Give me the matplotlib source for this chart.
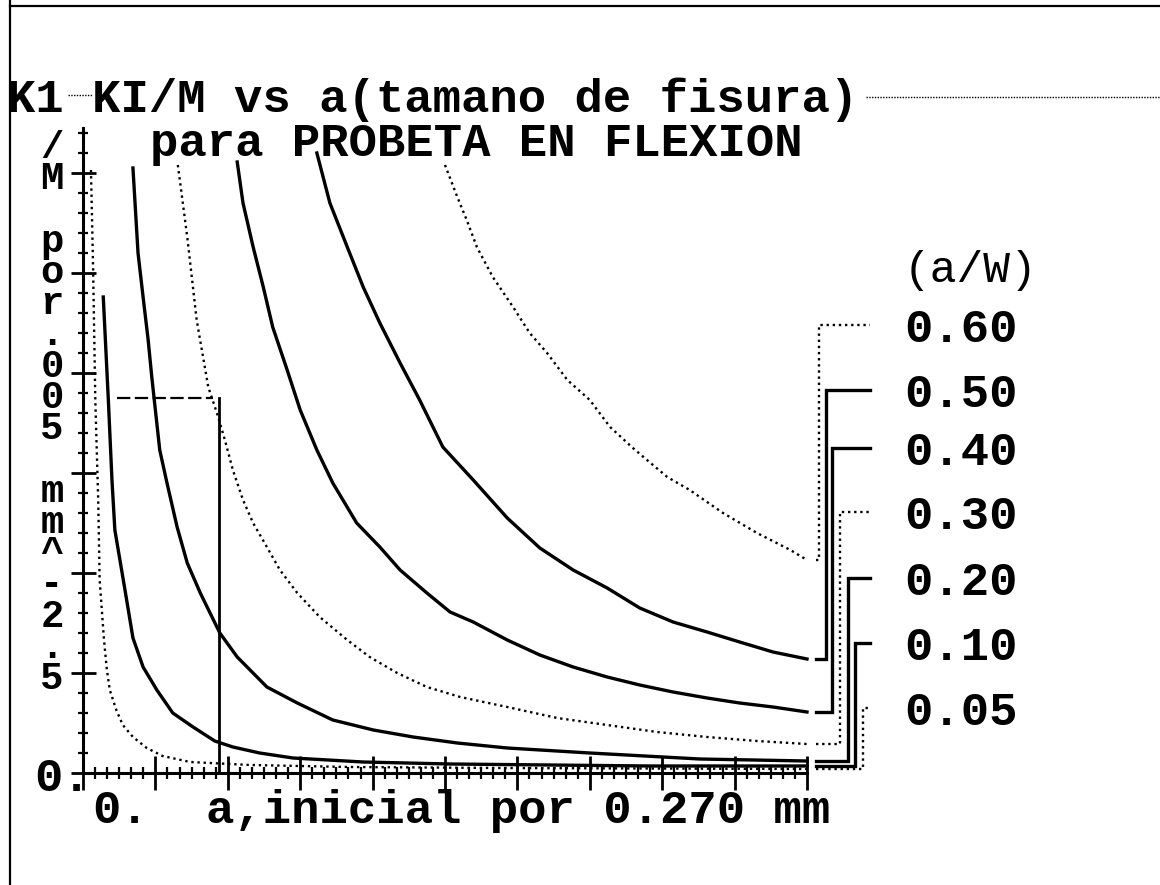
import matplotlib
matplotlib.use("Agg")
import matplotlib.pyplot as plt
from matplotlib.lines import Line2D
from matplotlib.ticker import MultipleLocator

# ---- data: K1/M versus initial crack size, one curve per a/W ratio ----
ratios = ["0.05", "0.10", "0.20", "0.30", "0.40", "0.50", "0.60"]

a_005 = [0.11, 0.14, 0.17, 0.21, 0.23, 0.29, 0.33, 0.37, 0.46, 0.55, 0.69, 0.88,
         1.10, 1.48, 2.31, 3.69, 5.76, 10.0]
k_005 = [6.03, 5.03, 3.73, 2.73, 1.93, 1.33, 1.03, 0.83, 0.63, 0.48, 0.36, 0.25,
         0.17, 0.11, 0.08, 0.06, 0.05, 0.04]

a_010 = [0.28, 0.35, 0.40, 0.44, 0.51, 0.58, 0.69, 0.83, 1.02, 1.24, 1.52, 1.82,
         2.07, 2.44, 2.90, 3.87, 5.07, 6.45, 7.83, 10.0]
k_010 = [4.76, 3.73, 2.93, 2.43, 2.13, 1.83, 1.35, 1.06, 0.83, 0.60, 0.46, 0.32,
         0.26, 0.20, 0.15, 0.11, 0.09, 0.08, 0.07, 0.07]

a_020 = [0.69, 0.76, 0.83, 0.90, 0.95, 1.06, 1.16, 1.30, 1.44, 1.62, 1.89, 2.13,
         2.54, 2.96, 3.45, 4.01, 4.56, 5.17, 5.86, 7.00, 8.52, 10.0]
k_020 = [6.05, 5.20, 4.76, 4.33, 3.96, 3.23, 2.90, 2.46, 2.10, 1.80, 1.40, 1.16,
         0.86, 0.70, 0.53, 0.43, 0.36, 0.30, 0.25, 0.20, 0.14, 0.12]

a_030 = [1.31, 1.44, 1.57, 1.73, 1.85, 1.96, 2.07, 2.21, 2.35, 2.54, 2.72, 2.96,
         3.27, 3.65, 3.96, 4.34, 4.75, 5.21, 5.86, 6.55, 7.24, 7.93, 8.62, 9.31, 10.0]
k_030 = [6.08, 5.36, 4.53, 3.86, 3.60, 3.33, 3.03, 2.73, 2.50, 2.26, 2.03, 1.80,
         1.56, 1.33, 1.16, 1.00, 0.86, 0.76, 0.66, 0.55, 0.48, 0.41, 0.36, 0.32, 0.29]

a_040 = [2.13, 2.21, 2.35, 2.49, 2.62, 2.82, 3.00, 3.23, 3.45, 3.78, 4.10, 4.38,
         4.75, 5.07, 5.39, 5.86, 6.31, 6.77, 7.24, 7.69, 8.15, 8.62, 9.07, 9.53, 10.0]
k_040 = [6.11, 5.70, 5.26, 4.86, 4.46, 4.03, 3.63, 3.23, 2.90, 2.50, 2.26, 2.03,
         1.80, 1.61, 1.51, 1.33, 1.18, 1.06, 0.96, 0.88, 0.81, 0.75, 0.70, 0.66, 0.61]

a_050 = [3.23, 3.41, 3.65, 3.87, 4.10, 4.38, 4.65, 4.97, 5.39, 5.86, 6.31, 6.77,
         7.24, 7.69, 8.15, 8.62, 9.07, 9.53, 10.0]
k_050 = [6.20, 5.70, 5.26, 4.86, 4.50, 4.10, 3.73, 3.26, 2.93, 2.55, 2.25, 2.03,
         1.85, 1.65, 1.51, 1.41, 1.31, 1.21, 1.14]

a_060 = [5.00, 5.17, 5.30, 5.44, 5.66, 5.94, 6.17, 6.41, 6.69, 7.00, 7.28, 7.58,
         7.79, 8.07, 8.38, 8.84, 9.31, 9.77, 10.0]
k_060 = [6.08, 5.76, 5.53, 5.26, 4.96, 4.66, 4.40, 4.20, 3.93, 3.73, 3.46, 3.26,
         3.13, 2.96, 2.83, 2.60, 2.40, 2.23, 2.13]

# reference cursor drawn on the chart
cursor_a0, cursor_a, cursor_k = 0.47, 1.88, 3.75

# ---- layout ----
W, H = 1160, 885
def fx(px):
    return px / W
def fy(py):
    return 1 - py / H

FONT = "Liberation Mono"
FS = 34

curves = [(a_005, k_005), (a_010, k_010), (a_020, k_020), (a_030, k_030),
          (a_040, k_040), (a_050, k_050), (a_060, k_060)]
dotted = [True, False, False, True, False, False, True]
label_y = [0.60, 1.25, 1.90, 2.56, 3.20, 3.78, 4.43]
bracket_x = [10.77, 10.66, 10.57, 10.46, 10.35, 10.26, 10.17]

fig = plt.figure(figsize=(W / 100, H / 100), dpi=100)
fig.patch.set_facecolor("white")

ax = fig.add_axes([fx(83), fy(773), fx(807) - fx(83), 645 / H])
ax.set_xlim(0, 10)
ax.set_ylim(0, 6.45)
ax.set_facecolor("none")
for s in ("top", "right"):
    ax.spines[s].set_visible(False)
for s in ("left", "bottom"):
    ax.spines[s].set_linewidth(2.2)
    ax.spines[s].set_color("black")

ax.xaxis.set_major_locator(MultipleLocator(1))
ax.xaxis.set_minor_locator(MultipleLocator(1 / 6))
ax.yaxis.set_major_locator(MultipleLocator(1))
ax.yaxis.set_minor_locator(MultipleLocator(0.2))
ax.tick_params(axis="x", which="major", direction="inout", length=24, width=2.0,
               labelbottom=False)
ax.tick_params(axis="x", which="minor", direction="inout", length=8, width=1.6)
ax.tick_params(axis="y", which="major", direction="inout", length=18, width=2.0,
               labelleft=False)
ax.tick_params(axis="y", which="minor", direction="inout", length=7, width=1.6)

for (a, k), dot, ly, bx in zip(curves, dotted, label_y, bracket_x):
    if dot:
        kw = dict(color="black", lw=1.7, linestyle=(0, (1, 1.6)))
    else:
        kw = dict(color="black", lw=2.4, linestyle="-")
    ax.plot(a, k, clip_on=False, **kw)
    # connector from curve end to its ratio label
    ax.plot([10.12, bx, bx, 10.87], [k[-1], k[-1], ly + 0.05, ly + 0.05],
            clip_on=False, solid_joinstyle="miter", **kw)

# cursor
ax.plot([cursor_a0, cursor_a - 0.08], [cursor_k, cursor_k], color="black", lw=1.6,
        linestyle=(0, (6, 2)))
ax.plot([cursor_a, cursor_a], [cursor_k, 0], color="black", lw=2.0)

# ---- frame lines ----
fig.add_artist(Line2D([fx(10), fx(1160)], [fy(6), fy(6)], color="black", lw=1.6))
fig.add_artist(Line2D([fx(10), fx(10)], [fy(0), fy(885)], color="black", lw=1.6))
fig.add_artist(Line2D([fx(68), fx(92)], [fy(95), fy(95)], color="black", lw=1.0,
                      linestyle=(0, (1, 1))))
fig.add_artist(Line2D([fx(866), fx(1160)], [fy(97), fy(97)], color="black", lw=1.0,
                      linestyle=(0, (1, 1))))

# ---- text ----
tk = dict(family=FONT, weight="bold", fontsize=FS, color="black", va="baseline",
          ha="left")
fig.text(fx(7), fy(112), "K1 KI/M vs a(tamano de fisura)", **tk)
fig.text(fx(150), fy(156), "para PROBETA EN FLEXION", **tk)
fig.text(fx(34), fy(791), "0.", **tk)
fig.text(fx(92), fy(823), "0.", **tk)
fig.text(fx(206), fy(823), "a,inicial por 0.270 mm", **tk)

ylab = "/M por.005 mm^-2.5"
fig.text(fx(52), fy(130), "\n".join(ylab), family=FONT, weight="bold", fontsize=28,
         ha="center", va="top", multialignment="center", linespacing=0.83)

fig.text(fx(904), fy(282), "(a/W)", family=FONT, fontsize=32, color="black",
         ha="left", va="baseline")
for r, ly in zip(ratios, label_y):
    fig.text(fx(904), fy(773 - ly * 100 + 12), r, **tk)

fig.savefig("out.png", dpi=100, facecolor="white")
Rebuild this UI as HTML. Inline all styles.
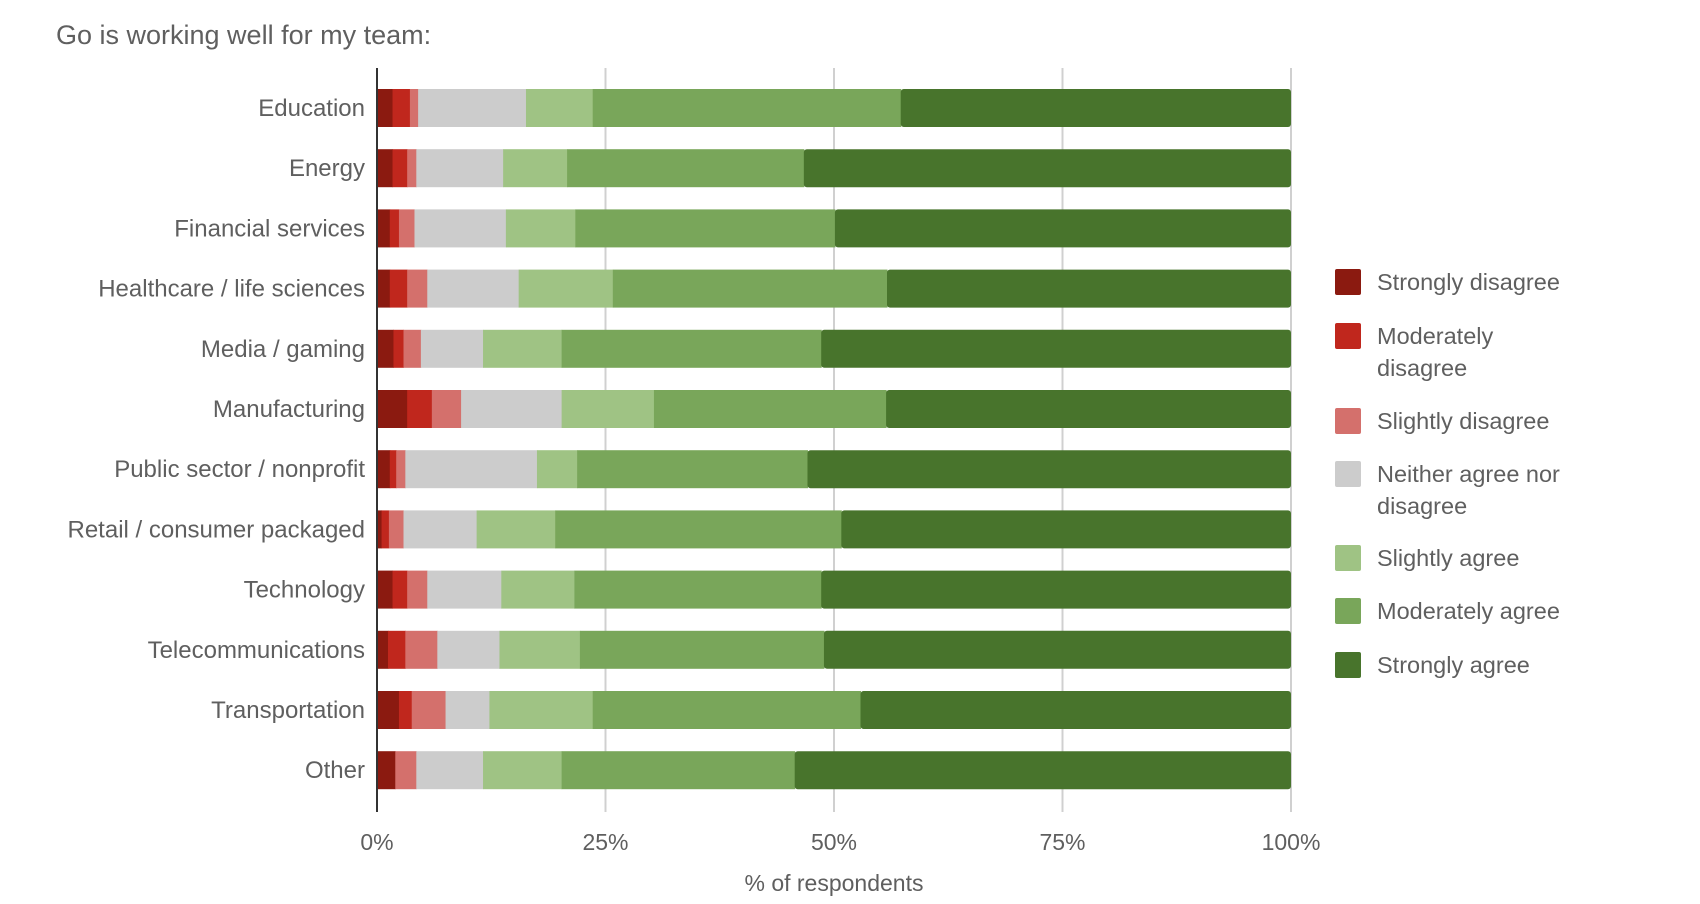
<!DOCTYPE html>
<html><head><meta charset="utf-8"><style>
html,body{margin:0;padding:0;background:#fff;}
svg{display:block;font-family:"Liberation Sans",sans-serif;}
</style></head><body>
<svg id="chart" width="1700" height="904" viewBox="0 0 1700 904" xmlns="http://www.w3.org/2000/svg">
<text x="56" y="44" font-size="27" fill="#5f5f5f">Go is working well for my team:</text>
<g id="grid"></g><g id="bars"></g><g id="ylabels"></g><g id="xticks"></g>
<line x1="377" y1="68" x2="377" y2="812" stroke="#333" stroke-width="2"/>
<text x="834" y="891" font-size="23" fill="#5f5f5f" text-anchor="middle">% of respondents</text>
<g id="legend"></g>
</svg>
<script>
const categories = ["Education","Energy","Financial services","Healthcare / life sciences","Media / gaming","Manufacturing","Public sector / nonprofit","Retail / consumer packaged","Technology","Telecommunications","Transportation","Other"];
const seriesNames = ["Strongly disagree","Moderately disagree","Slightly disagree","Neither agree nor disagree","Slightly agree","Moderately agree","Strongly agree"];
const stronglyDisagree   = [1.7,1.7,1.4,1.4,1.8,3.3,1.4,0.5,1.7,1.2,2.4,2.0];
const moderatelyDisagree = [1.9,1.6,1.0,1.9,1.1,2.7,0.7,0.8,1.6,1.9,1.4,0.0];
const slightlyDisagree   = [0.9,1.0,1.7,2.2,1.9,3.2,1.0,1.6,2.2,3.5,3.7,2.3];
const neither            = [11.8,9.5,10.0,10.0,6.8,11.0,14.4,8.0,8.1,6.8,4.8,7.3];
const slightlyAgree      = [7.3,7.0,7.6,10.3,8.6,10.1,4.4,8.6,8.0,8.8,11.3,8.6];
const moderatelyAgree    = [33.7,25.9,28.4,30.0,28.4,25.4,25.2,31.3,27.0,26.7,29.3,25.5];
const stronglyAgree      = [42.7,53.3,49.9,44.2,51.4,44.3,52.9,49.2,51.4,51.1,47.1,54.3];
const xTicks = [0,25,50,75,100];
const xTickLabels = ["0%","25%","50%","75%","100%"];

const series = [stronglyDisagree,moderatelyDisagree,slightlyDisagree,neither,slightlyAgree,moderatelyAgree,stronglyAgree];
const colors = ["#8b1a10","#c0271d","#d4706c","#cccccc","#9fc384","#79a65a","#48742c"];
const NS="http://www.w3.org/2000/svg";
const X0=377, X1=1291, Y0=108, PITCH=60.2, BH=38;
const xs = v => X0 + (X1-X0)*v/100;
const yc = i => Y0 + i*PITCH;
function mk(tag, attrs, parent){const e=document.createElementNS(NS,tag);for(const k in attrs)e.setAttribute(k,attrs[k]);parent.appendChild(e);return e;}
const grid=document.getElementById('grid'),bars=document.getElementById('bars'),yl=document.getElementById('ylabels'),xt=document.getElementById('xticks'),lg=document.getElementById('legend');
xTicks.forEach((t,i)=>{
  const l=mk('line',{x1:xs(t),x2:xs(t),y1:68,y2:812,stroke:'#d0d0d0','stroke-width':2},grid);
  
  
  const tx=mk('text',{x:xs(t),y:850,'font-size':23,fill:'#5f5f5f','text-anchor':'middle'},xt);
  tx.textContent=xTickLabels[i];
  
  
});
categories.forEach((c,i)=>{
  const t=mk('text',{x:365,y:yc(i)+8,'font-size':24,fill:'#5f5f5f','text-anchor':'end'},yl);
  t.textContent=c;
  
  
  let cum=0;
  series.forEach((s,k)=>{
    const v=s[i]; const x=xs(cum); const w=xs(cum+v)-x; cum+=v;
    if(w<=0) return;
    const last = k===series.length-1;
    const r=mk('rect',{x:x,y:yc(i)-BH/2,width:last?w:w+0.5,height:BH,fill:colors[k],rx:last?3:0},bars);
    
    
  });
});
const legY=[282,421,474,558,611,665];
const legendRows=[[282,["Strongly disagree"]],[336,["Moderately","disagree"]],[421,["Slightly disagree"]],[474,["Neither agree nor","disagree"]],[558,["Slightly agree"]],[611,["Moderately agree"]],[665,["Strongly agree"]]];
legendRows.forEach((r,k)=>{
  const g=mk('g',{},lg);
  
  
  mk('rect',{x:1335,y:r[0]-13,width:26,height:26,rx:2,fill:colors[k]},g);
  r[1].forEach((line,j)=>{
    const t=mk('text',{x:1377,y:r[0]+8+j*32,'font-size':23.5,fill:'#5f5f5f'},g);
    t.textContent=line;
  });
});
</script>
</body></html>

» Work to be completed: Which lines hold the word "this"? Copy every one of them.

» Written response:
Give me the matplotlib source for this chart.
Rebuild this UI as HTML. Inline all styles.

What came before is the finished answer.